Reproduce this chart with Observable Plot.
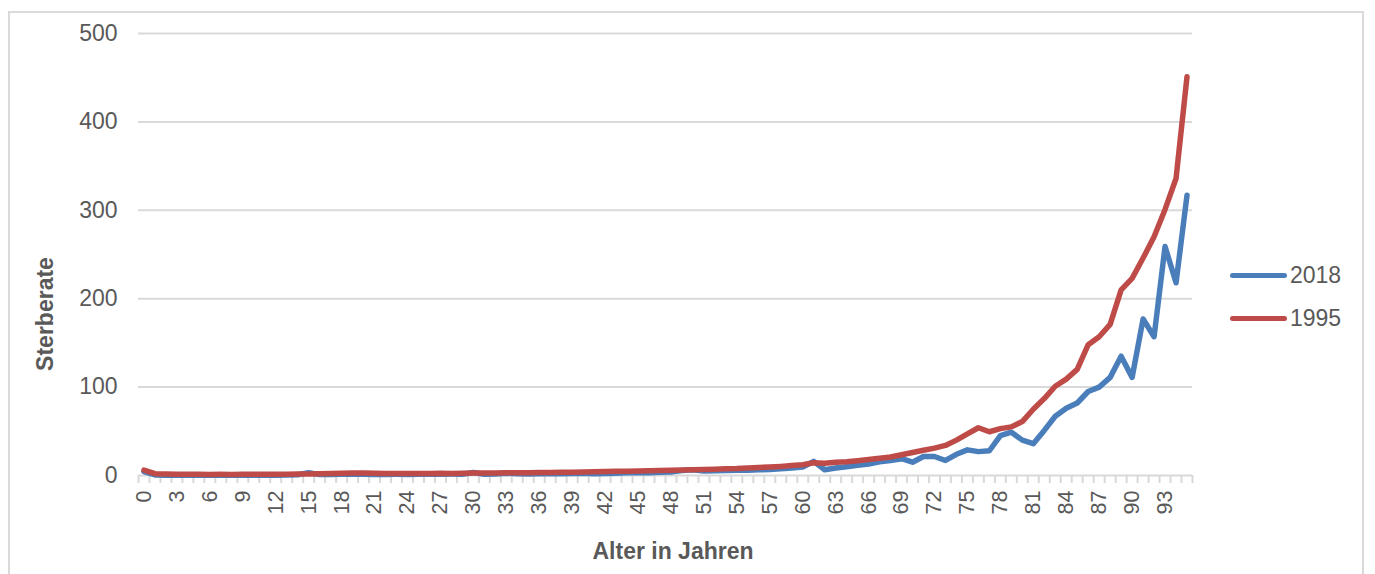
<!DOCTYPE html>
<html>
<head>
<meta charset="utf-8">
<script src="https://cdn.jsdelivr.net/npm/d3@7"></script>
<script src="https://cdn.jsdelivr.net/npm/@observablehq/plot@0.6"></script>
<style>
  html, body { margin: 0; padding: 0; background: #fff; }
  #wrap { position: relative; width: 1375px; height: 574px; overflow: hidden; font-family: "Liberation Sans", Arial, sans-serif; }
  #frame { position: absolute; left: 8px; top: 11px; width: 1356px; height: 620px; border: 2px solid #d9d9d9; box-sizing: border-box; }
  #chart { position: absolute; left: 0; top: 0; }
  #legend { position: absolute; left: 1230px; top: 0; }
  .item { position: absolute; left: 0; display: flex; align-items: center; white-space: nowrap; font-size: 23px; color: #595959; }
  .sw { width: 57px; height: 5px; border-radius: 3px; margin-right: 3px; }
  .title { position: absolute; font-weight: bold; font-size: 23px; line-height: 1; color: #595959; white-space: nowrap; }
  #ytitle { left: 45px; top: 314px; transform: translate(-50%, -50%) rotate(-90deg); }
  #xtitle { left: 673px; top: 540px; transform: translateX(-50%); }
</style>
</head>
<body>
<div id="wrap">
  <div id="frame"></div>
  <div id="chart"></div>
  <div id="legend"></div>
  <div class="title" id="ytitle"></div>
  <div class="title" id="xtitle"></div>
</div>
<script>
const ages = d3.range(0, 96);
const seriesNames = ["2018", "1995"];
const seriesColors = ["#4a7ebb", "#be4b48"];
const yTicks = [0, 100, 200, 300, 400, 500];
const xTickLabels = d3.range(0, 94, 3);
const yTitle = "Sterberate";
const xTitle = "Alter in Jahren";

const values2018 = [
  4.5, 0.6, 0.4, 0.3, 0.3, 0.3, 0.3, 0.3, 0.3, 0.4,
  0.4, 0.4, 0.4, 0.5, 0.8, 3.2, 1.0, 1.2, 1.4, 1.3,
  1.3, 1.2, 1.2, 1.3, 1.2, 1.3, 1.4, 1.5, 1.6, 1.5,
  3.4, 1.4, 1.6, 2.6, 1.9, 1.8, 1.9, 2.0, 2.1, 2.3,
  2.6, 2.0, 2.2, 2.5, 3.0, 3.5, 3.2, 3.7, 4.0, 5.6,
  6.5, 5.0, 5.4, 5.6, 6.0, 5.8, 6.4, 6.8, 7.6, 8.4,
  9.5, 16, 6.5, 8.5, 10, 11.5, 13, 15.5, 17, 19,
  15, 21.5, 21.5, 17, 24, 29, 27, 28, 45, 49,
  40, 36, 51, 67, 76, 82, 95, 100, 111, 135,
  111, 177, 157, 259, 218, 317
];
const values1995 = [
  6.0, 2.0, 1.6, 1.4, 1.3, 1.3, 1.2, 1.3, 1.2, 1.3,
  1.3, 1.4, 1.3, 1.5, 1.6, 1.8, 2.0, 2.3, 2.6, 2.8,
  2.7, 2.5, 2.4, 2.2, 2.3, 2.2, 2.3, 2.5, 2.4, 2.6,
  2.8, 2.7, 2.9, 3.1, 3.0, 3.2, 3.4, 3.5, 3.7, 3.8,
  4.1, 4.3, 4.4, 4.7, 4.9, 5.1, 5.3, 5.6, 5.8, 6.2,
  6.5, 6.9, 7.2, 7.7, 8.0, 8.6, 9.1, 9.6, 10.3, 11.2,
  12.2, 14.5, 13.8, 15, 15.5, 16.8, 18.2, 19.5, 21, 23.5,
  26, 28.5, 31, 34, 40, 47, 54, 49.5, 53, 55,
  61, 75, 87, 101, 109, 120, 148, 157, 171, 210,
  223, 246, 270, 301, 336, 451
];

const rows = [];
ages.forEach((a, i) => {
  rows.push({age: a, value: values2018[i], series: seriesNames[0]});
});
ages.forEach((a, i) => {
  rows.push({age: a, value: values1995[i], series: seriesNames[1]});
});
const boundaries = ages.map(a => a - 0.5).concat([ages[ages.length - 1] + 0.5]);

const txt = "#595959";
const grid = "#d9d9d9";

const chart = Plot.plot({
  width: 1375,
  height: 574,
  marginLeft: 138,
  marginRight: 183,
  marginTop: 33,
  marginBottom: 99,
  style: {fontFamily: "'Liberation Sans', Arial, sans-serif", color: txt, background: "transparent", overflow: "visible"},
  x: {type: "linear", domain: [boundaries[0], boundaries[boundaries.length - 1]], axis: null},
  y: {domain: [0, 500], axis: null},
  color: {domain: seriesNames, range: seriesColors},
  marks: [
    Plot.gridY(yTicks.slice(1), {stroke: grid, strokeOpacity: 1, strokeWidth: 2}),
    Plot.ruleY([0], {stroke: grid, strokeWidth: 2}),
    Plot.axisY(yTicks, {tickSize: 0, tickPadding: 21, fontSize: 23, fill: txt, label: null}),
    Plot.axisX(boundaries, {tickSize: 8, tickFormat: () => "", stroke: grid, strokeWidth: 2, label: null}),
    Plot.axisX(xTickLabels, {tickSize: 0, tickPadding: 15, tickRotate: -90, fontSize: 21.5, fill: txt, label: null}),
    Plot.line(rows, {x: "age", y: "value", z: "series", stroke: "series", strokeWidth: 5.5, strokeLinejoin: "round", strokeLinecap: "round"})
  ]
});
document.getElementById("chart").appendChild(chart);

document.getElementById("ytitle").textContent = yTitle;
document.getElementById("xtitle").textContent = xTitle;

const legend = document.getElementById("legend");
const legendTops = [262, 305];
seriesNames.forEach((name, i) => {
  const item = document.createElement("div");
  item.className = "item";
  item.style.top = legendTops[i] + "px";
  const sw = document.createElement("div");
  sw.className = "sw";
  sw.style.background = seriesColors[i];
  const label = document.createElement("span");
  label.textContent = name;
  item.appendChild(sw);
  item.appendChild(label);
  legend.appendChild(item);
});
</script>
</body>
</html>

++++++

Pick out every line holding the string "chart" and return it.

Reproduce this chart with Observable Plot.
  #chart { position: absolute; left: 0; top: 0; }
  <div id="chart"></div>
const chart = Plot.plot({
document.getElementById("chart").appendChild(chart);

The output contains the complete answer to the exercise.